Refractory SE is defined as ongoing seizures despite the use of two first-line agents, usually a benzodiazepine plus either phenytoin or phenobarbital. Definitive therapy often requires doses of medications that cause respiratory suppression and hypotension, so patients should be intubated and transferred to an intensive care unit if this has not already been done. Treiman et al. showed that respiratory suppression requiring mechanical ventilation occurred in 18.9%, and pressor support was needed in 32.6% of patients treated for SE [8]. Patients at this stage of SE require EEG monitoring, since the physical exam is clouded by the use of paralytics for intubation and the potential for electromechanical dissociation.

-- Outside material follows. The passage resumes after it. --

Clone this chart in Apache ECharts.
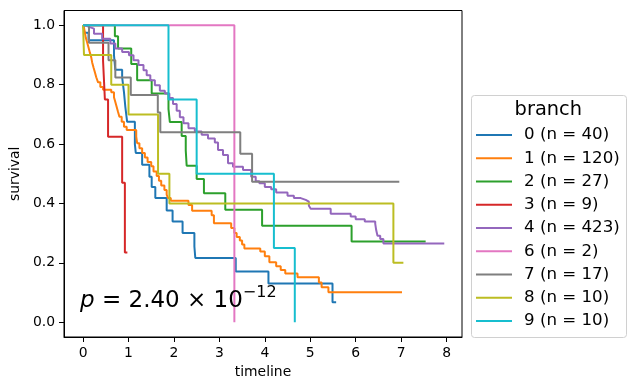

The traditional goal of therapy has a burst suppression pattern on EEG for 12–24 hours before attempting to taper medications. There are no convincing prospective data to suggest that a burst suppression pattern is required to control or to prevent recurrent seizures [35], thus we recommend seizure suppression as a goal, regardless of the EEG background.

Pentobarbital

Pentobarbital, with a loading dose of 5–12 mg/kg followed by an infusion of 1–10 mg/kg, is extremely effective in producing coma and achieving burst suppression on EEG. Maintenance therapy of a longer-acting anticonvulsant is continued during this time in anticipation of reversing coma as soon as clinically feasible. High doses of barbiturates can cause poor chemotaxis of white cells, paralysis of respiratory cilia, and poikilothermia. Therefore, the clinician must be vigilant in detecting infection and weaning the medication as soon as safely possible. Although the half-life of pentobarbital is 90 hours, awakening begins within a few hours after the plasma concentration begins to fall.

Midazolam

Numerous clinical studies have shown that midazolam bolus (0.1–0.3 mg/kg) followed by continuous infusion (0.05–2.0 mg/kg/hour) rapidly controls seizures that have not responded to traditional first, second, and even third-line agents [36,37]. Reports of clinically significant hypotension are rare, and sedation is rapidly reversed after infusion is stopped. Prolonged use of midazolam is limited by tachyphy-laxis requiring increasing doses to maintain the desired EEG tracing. Additionally, midazolam accumulates in critically ill patients; with prolonged usage, the half-life of the terminal phase can be three to eight times the reported half-life of two to six hours [38]. In a small retrospective study, Prasad et al. found that for patients with an APACHE II (Acute Physiology and Chronic Health Evaluation II) score greater than or equal to 20, treating refractory SE with midazolam may have a lower mortality than that associated with propofol [39].

Propofol

Several studies and case reports document the efficacy of propofol in the treatment of refractory SE, GCSE, NCSE, and complex partial SE [40,41,42]. Propofol is fast-acting, highly lipid soluble, and has little propensity to accumulate. An initial dose of 3–5 mg/kg is followed by a maintenance dose of 1–15 mg/kg/hour, as required for seizure control. Abrupt discontinuation of infusion has been associated with recurrent seizures. Hypotension, hypertriglyceridemia, and worsening of anemia have also been reported with this agent. Two small studies have shown an interesting, but insignificant, increase in mortality among SE patients treated with propofol versus midazolam or high dose barbiturates. Future studies are needed to better elucidate this issue.

Conclusion

As the issue of SE is often faced by practitioners of critical care, it is imperative that SE be recognized and treated as a medical emergency. Given the complex pathophysiology, being able to abort SE will contribute to a decrease in the systemic effects and neurologic injury. First line treatment with benzodiazepines, followed by the other agents discussed above, provide the maximal potential for successful management of SE.

Competing interests

None declared.

Abbreviations

ASE = acute status epilepticus; EEG = electroencephalograph; GCSE = generalized convulsive status epilepticus; NCSE = nonconvulsive status epilepticus; SE = status epilepticus.